Ein Ring aus elektrischen Ladungen würde also ebenfalls auf- und ab-schwingen. Kann ein Ring aus Massen in einer Gravitationswelle auch in dieser Weise auf- und abschwingen?
Dazu müssen wir uns fragen, wieso denn eigentlich das elektrische Feld in der em-Welle auf- und abschwingt. Eine em-Welle könnt ihr ja mit einer Antenne erzeugen, in der Elektronen mit ihrer elektrischen Ladung auf und ab beschleunigt werden und oszillieren. Weil so eine Antenne etwas unübersichtlich ist (es gibt viele Elektronen drin und positive Atomkerne, die die Gesamtladung ausgleichen), nehmen wir stattdessen den einfachsten Fall: Wir denken uns eine positive und eine negative Ladung gleicher Stärke, einen sogenannten Dipol. Die haben ein elektrisches Feld, das etwa so aussieht:
Die Feldlinien zeigen dabei von der positiven zur negativen Ladung. Um mit einem solchen Dipol eine em-Welle zu erzeugen, können wir die beiden Ladungen zum Beispiel mit einer (ungeladenen) Feder verbinden und dann schwingen lassen. Weil die beiden Ladungen entlang einer Achse schwingen, entsteht ein passend dazu gerichtetes elektrisches Feld (jedenfalls, wenn man senkrecht zur Verbindungslinie nach außen guckt), das ebenfalls schwingt, also unsere em-Welle. Deswegen heißt eine solche Welle auch Dipol-Welle. (Mathematisch ist unser Dipol-Moment der Abstand zwischen den Ladungen multipliziert mit der Ladungsstärke. Die Stärke der entstehenden Welle ist dann proportional zur Ladungsstärke mal der Beschleunigung, also der zweiten Ableitung des Abstands nach der Zeit.)

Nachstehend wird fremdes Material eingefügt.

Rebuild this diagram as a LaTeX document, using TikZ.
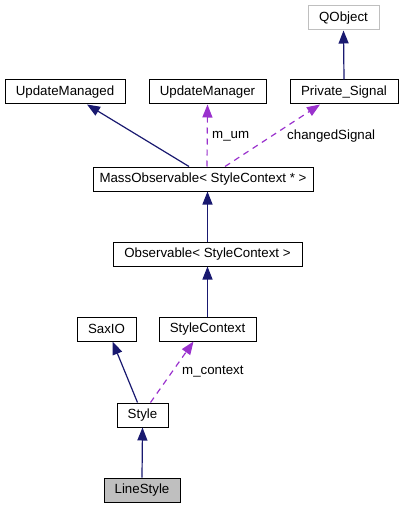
\documentclass[tikz,border=0pt]{standalone}
\usepackage{fontspec}
\setmainfont{Liberation Sans}
\usetikzlibrary{arrows.meta}
\definecolor{edgeblue}{HTML}{191970}
\definecolor{memberpurple}{HTML}{9A32CD}
\definecolor{greybox}{HTML}{BFBFBF}

\begin{document}
\begin{tikzpicture}[
    x=1pt, y=-1pt,
    box/.style={
        rectangle, draw=black, fill=white, line width=1pt,
        minimum height=24pt, inner sep=0pt,
        font=\fontsize{13.3}{16}\selectfont
    },
    inherit/.style={-{Triangle[length=13pt, width=10pt]}, line width=1.2pt, edgeblue},
    usage/.style={-{Triangle[length=13pt, width=10pt]}, line width=1.2pt, memberpurple, dash pattern=on 6pt off 5pt},
    lbl/.style={font=\fontsize{13.3}{16}\selectfont, inner sep=0pt, anchor=west}
]
    \useasboundingbox (0,0) rectangle (403,508);

    %% Top row
    \node[box, draw=greybox, minimum width=71pt] (qobj) at (343.5,18) {QObject};
    \node[box, minimum width=120pt] (managed) at (65,92) {UpdateManaged};
    \node[box, minimum width=117pt] (manager) at (207.5,92) {UpdateManager};
    \node[box, minimum width=108pt] (private) at (344,92) {Private\_Signal};

    %% Middle chain
    \node[box, minimum width=220pt] (mass) at (203,179) {MassObservable< StyleContext * >};
    \node[box, minimum width=189pt] (obs) at (207.5,254) {Observable< StyleContext >};
    \node[box, minimum width=59pt] (sax) at (106.5,329) {SaxIO};
    \node[box, minimum width=97pt] (ctx) at (207.5,329) {StyleContext};
    \node[box, minimum width=51pt] (style) at (142.5,415) {Style};
    \node[box, fill=greybox, minimum width=76pt] (line) at (142,490) {LineStyle};

    %% Member labels
    \node[lbl] (lum) at (212,136) {m\_um};
    \node[lbl] (lsig) at (287,136) {changedSignal};
    \node[lbl] (lctx) at (182,372) {m\_context};

    \draw[inherit] (private.north) -- (qobj.south);
    \draw[inherit] ([xshift=-14pt]mass.north) -- ([xshift=22pt]managed.south);
    \draw[usage] ([xshift=4pt]mass.north) -- (manager.south);
    \draw[usage] ([xshift=22pt]mass.north) -- ([xshift=-24pt]private.south);
    \draw[inherit] (obs.north) -- ([xshift=4.5pt]mass.south);
    \draw[inherit] (ctx.north) -- (obs.south);
    \draw[inherit] ([xshift=-5pt]style.north) -- ([xshift=6pt]sax.south);
    \draw[usage] ([xshift=8pt]style.north) -- ([xshift=-14pt]ctx.south);
    \draw[inherit] (line.north) -- (style.south);
\end{tikzpicture}
\end{document}
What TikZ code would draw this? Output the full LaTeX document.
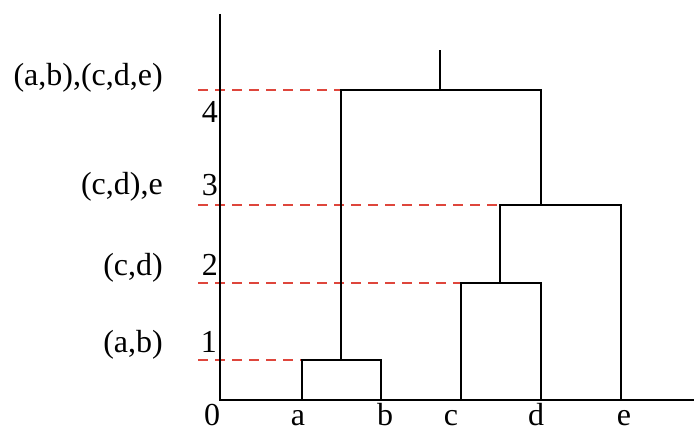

Versuchen wir dasselbe mit Massen. Wir verbinden also zwei Massen mit einer Feder und lassen sie schwingen. Bekommen wir eine Gravitationswelle?
Leider nein. Beim elektrischen Dipol hatten die beiden Ladungen ja entgegengesetztes Vorzeichen – eine war positiv und eine negativ. Beim Massen-Dipol ist das anders: Massen gibt es nur mit einem Vorzeichen (es gibt keine “Anti-Masse”). Betrachtet man jetzt den Effekt der Schwingung, dann hebt die Bewegung der einen Masse genau die der anderen Masse auf. (Der Grund dafür ist das 3. Newtonsche Axiom: Auch beim Massendipol ist die Stärke gleich der zweiten Ableitung nach der Zeit, aber die Summe über alle Beschleunigungen im System ist wegen F=ma und “actio=reactio” immer gleich Null.) Nachtrag: Dieser Absatz ist nicht ganz richtig. Wir bekommen tatsächlich keine Gravitationswelle durch ein Dipolmoment – das verschwindet, insofern ist die Erklärung richtig. Aber die schwingenden Massen haben ein “Quadrupolmoment” (klingt komisch, weil es ja zwei sind, nicht vier, ist aber so) und senden deshalb trotzdem Gravitationswellen aus. Das, worum es mir ging (Gravitationswellen haben keinen Dipol-Charakter) ist also richtig, aber dass die schwingenden massen gar keine Wellen aussenden, ist falsch. Dank an Markus Pössel, der es mir geduldig erklärt hat.